[Recorded data]
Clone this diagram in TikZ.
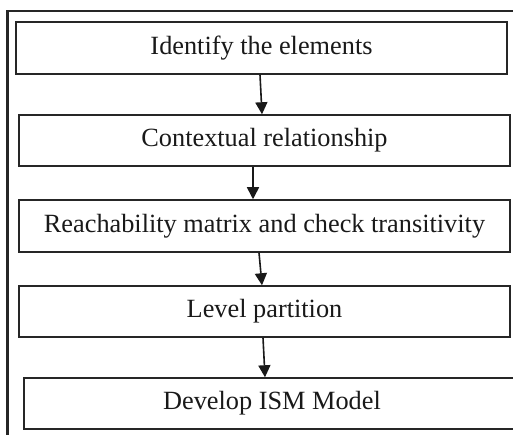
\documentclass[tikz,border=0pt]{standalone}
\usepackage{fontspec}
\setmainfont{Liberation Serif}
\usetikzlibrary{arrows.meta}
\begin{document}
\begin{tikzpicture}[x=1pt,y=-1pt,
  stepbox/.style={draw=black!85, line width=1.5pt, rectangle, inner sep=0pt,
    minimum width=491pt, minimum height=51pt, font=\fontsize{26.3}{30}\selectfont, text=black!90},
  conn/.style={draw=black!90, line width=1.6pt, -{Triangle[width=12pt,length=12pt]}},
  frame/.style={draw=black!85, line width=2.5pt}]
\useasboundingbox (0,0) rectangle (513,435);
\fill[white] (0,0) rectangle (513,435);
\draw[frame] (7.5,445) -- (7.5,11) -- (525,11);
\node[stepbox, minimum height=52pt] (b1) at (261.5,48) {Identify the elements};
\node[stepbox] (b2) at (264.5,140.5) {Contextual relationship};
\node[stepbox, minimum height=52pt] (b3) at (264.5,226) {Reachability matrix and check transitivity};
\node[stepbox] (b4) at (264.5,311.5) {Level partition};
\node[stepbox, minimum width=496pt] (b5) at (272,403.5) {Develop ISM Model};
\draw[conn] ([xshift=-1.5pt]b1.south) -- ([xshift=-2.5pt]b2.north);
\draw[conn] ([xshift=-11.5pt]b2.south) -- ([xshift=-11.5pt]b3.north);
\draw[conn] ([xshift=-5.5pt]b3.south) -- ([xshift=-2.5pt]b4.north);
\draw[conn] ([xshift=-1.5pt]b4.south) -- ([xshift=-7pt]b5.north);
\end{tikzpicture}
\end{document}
* * *
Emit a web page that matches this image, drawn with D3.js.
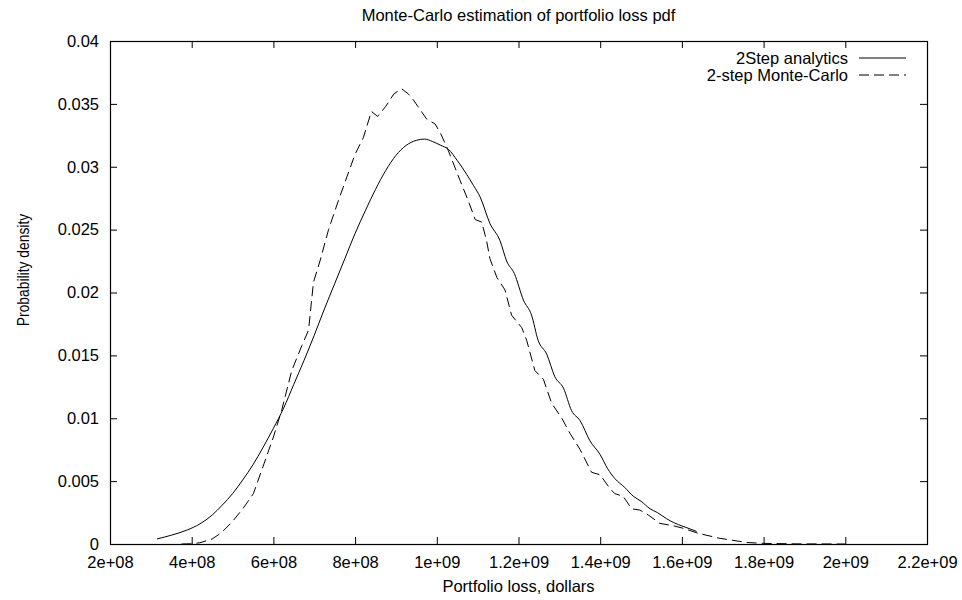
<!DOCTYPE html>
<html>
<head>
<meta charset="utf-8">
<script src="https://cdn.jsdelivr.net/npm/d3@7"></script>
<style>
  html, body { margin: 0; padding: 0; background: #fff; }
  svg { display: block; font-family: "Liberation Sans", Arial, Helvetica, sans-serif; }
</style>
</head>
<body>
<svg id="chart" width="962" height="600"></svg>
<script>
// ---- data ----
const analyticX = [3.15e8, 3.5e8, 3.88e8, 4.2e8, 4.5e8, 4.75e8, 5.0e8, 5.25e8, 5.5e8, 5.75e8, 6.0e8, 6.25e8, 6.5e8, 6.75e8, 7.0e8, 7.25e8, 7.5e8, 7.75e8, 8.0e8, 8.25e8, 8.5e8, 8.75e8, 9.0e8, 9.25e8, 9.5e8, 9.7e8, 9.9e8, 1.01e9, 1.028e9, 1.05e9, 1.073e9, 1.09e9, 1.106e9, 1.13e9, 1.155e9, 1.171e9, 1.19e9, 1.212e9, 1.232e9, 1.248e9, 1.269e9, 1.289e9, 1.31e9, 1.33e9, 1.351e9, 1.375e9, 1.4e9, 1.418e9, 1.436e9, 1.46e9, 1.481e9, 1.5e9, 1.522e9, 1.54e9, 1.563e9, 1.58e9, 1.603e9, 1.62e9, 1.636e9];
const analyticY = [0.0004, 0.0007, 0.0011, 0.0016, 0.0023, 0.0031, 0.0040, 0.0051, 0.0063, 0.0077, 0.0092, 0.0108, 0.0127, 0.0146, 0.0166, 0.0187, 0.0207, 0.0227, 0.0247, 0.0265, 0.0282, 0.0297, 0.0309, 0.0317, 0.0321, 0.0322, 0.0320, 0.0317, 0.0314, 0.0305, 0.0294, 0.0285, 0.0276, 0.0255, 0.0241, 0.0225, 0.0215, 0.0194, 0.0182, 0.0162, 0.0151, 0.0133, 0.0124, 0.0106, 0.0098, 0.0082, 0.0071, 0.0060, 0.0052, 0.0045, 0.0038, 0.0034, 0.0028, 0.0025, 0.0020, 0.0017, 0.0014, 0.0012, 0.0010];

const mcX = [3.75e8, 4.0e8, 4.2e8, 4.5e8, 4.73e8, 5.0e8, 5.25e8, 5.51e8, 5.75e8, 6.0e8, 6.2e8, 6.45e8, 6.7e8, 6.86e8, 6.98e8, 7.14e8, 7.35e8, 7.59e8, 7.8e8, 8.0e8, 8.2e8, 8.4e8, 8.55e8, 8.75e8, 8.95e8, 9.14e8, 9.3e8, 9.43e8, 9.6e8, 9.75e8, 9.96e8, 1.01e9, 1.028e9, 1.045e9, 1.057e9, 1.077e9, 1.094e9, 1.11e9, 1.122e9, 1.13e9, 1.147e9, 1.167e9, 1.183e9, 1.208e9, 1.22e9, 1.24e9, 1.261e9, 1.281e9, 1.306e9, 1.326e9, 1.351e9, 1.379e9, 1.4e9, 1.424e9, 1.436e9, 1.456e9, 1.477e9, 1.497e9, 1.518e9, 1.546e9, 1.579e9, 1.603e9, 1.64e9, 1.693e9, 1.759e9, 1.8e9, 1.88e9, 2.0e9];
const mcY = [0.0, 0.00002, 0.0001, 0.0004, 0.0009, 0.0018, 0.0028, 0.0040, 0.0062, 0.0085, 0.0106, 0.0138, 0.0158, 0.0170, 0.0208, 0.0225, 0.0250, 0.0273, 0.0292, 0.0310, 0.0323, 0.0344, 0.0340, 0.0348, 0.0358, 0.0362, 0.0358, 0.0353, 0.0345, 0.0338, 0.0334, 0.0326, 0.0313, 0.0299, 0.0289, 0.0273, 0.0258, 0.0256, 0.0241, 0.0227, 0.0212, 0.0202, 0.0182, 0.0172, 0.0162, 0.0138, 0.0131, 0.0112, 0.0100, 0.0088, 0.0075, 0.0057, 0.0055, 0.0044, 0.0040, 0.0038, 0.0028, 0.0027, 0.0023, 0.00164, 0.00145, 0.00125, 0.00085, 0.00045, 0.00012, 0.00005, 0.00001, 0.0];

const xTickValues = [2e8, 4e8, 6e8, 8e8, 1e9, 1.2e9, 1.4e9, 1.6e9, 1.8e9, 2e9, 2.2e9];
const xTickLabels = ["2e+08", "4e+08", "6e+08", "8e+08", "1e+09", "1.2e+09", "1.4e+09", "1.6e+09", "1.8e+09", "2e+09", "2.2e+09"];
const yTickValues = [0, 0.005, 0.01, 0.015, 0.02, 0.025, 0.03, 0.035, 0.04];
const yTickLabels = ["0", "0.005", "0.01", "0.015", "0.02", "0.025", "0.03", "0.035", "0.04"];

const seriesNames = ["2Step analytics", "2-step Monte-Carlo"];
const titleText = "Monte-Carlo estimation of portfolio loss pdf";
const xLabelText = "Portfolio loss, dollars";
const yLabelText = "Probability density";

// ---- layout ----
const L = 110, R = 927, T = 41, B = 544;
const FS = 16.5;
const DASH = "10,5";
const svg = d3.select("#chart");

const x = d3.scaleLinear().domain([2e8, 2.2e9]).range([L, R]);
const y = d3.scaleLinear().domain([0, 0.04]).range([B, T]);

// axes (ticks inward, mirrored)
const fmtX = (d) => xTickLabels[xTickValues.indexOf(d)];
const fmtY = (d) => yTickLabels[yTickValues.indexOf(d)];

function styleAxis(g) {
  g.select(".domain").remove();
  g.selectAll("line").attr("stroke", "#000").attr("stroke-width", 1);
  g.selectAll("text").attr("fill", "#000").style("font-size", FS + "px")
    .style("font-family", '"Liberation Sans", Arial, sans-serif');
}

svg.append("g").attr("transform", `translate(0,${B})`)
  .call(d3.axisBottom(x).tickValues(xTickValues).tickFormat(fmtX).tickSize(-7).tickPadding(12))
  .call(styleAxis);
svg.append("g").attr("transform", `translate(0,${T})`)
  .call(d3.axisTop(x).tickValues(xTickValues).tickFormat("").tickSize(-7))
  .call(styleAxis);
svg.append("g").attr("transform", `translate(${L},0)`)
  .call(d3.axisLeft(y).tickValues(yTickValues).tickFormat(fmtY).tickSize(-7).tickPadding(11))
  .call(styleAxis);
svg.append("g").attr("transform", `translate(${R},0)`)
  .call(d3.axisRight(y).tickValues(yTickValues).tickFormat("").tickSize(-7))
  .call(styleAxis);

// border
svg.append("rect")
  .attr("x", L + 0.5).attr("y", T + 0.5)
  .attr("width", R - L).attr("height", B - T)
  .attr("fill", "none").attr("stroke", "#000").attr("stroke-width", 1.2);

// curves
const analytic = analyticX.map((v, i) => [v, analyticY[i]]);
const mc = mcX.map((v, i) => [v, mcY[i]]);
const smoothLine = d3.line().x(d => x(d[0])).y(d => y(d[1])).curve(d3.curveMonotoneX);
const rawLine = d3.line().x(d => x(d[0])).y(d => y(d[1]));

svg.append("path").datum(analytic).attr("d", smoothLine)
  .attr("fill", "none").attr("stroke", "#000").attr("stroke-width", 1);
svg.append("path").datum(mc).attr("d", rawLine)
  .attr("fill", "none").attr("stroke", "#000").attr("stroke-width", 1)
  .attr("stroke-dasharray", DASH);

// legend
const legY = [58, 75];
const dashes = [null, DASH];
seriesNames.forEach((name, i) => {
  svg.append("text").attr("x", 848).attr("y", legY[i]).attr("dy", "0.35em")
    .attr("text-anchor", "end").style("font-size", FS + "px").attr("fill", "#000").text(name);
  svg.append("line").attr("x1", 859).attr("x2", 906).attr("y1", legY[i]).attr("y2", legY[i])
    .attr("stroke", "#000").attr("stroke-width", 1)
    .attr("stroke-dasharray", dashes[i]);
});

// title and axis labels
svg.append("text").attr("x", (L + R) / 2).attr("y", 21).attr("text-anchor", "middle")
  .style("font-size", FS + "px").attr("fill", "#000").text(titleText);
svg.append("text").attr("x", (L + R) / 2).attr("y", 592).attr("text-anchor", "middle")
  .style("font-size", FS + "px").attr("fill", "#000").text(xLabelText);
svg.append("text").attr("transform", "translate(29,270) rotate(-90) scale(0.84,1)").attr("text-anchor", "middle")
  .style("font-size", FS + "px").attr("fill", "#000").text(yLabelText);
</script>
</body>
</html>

[Given request] Tally the lines in the records above that contain the word "this", and give only that number.

[Correct answer] 2